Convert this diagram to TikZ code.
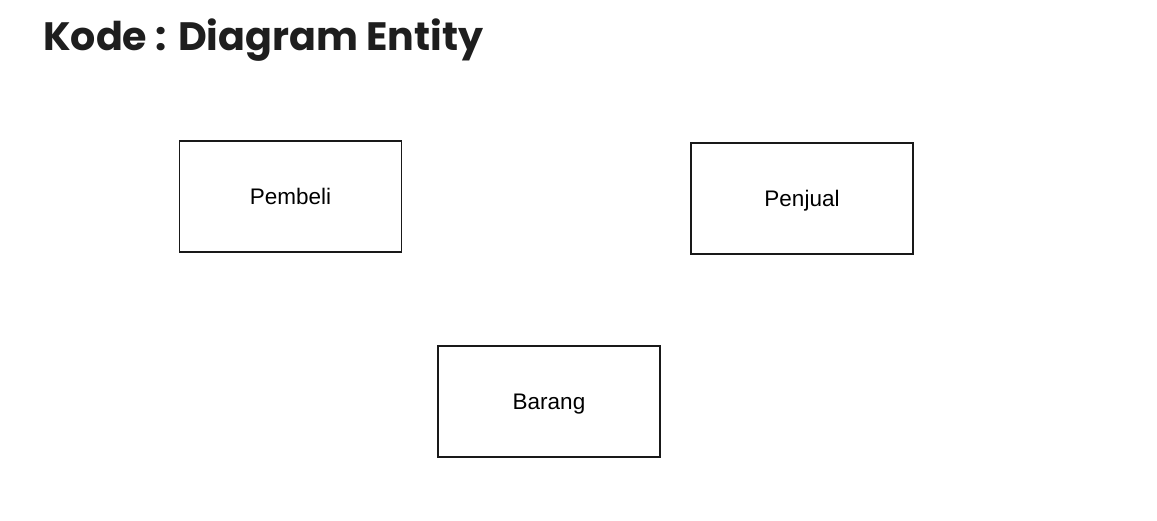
\documentclass[tikz,border=0pt]{standalone}
\usepackage{fontspec}
\setmainfont{Liberation Sans}
\newfontfamily\titlefont{Poppins}
\definecolor{titlegray}{HTML}{1E1E1E}
\begin{document}
\begin{tikzpicture}[x=1pt,y=-1pt,
  entity/.style={draw=black!90,line width=1.6pt,minimum width=222pt,minimum height=111pt,inner sep=0pt,text height=16pt,text depth=0pt,font=\fontsize{22.5}{26}\selectfont},
  heading/.style={anchor=base west,inner sep=0pt,text=titlegray,font=\titlefont\bfseries\fontsize{39.6}{44}\selectfont}]
\useasboundingbox (0,0) rectangle (1157,520);
\node[heading] (title) at (43,50) {Kode : Diagram Entity};
\node[entity] (pembeli) at (290.5,196.5) {Pembeli};
\node[entity] (penjual) at (802,198.5) {Penjual};
\node[entity] (barang) at (549,401.5) {Barang};
\end{tikzpicture}
\end{document}
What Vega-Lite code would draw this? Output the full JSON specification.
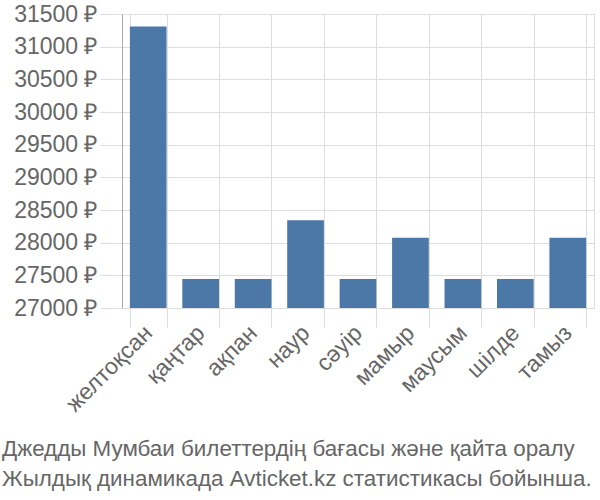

*Exercise goal:*
Quote every entry exactly, with the pictures omitted.

*Task response:*
Convert this diagram to TikZ code.
\documentclass[tikz,border=0pt]{standalone}
\usepackage{fontspec}
\setmainfont{Liberation Sans}
\newfontfamily\titlefont{Poppins}
\definecolor{titlegray}{HTML}{1E1E1E}
\begin{document}
\begin{tikzpicture}[x=1pt,y=-1pt,
  entity/.style={draw=black!90,line width=1.6pt,minimum width=222pt,minimum height=111pt,inner sep=0pt,text height=16pt,text depth=0pt,font=\fontsize{22.5}{26}\selectfont},
  heading/.style={anchor=base west,inner sep=0pt,text=titlegray,font=\titlefont\bfseries\fontsize{39.6}{44}\selectfont}]
\useasboundingbox (0,0) rectangle (1157,520);
\node[heading] (title) at (43,50) {Kode : Diagram Entity};
\node[entity] (pembeli) at (290.5,196.5) {Pembeli};
\node[entity] (penjual) at (802,198.5) {Penjual};
\node[entity] (barang) at (549,401.5) {Barang};
\end{tikzpicture}
\end{document}
What Vega-Lite code would draw this? Output the full JSON specification.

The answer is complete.